───── Raw data ─────

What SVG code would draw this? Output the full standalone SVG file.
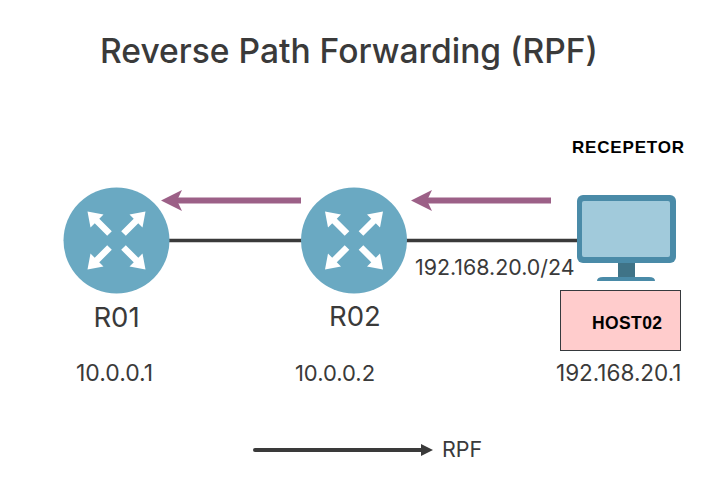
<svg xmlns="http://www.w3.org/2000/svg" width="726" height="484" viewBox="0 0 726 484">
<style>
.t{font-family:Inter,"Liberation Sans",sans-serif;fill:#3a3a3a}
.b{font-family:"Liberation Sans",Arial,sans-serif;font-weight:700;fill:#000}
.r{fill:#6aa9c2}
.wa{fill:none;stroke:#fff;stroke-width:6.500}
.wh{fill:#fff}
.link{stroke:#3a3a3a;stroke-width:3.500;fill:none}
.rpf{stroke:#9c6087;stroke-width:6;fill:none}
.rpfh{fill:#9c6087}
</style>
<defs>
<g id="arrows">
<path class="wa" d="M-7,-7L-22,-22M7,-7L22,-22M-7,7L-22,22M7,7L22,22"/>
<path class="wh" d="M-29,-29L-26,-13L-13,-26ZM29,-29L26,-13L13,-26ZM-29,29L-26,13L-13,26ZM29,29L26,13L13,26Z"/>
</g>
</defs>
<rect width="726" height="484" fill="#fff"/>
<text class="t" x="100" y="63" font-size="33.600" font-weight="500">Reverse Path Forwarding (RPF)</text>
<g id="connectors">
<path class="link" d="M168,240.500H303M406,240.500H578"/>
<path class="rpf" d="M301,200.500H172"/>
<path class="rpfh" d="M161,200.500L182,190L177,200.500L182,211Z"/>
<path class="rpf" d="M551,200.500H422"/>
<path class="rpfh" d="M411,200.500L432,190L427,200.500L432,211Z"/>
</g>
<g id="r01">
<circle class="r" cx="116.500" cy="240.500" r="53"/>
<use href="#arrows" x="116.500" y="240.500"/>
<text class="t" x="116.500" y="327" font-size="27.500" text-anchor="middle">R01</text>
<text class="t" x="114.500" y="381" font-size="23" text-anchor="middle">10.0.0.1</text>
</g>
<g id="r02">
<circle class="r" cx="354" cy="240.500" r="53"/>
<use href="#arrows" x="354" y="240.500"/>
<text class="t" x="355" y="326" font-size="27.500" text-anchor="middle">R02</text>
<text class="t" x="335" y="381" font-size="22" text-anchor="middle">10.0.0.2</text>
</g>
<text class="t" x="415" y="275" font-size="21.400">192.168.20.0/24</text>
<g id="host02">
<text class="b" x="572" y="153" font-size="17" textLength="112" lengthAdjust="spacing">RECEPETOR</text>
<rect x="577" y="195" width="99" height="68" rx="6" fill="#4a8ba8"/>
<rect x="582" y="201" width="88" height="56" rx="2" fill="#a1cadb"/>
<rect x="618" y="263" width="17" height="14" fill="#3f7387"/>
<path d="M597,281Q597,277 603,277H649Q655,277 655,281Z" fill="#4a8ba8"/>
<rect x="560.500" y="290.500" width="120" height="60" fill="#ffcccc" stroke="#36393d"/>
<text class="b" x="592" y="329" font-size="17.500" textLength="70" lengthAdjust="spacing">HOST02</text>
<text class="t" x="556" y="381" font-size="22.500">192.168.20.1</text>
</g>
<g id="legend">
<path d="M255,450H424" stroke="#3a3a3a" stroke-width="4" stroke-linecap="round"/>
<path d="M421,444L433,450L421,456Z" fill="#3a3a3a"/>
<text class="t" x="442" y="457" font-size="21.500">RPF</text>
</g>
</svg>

─────

**Task**
Without the pictures, print the whole listing exactly as given.

**Response below**
What SVG code would draw this? Output the full standalone SVG file.
<svg xmlns="http://www.w3.org/2000/svg" width="726" height="484" viewBox="0 0 726 484">
<style>
.t{font-family:Inter,"Liberation Sans",sans-serif;fill:#3a3a3a}
.b{font-family:"Liberation Sans",Arial,sans-serif;font-weight:700;fill:#000}
.r{fill:#6aa9c2}
.wa{fill:none;stroke:#fff;stroke-width:6.500}
.wh{fill:#fff}
.link{stroke:#3a3a3a;stroke-width:3.500;fill:none}
.rpf{stroke:#9c6087;stroke-width:6;fill:none}
.rpfh{fill:#9c6087}
</style>
<defs>
<g id="arrows">
<path class="wa" d="M-7,-7L-22,-22M7,-7L22,-22M-7,7L-22,22M7,7L22,22"/>
<path class="wh" d="M-29,-29L-26,-13L-13,-26ZM29,-29L26,-13L13,-26ZM-29,29L-26,13L-13,26ZM29,29L26,13L13,26Z"/>
</g>
</defs>
<rect width="726" height="484" fill="#fff"/>
<text class="t" x="100" y="63" font-size="33.600" font-weight="500">Reverse Path Forwarding (RPF)</text>
<g id="connectors">
<path class="link" d="M168,240.500H303M406,240.500H578"/>
<path class="rpf" d="M301,200.500H172"/>
<path class="rpfh" d="M161,200.500L182,190L177,200.500L182,211Z"/>
<path class="rpf" d="M551,200.500H422"/>
<path class="rpfh" d="M411,200.500L432,190L427,200.500L432,211Z"/>
</g>
<g id="r01">
<circle class="r" cx="116.500" cy="240.500" r="53"/>
<use href="#arrows" x="116.500" y="240.500"/>
<text class="t" x="116.500" y="327" font-size="27.500" text-anchor="middle">R01</text>
<text class="t" x="114.500" y="381" font-size="23" text-anchor="middle">10.0.0.1</text>
</g>
<g id="r02">
<circle class="r" cx="354" cy="240.500" r="53"/>
<use href="#arrows" x="354" y="240.500"/>
<text class="t" x="355" y="326" font-size="27.500" text-anchor="middle">R02</text>
<text class="t" x="335" y="381" font-size="22" text-anchor="middle">10.0.0.2</text>
</g>
<text class="t" x="415" y="275" font-size="21.400">192.168.20.0/24</text>
<g id="host02">
<text class="b" x="572" y="153" font-size="17" textLength="112" lengthAdjust="spacing">RECEPETOR</text>
<rect x="577" y="195" width="99" height="68" rx="6" fill="#4a8ba8"/>
<rect x="582" y="201" width="88" height="56" rx="2" fill="#a1cadb"/>
<rect x="618" y="263" width="17" height="14" fill="#3f7387"/>
<path d="M597,281Q597,277 603,277H649Q655,277 655,281Z" fill="#4a8ba8"/>
<rect x="560.500" y="290.500" width="120" height="60" fill="#ffcccc" stroke="#36393d"/>
<text class="b" x="592" y="329" font-size="17.500" textLength="70" lengthAdjust="spacing">HOST02</text>
<text class="t" x="556" y="381" font-size="22.500">192.168.20.1</text>
</g>
<g id="legend">
<path d="M255,450H424" stroke="#3a3a3a" stroke-width="4" stroke-linecap="round"/>
<path d="M421,444L433,450L421,456Z" fill="#3a3a3a"/>
<text class="t" x="442" y="457" font-size="21.500">RPF</text>
</g>
</svg>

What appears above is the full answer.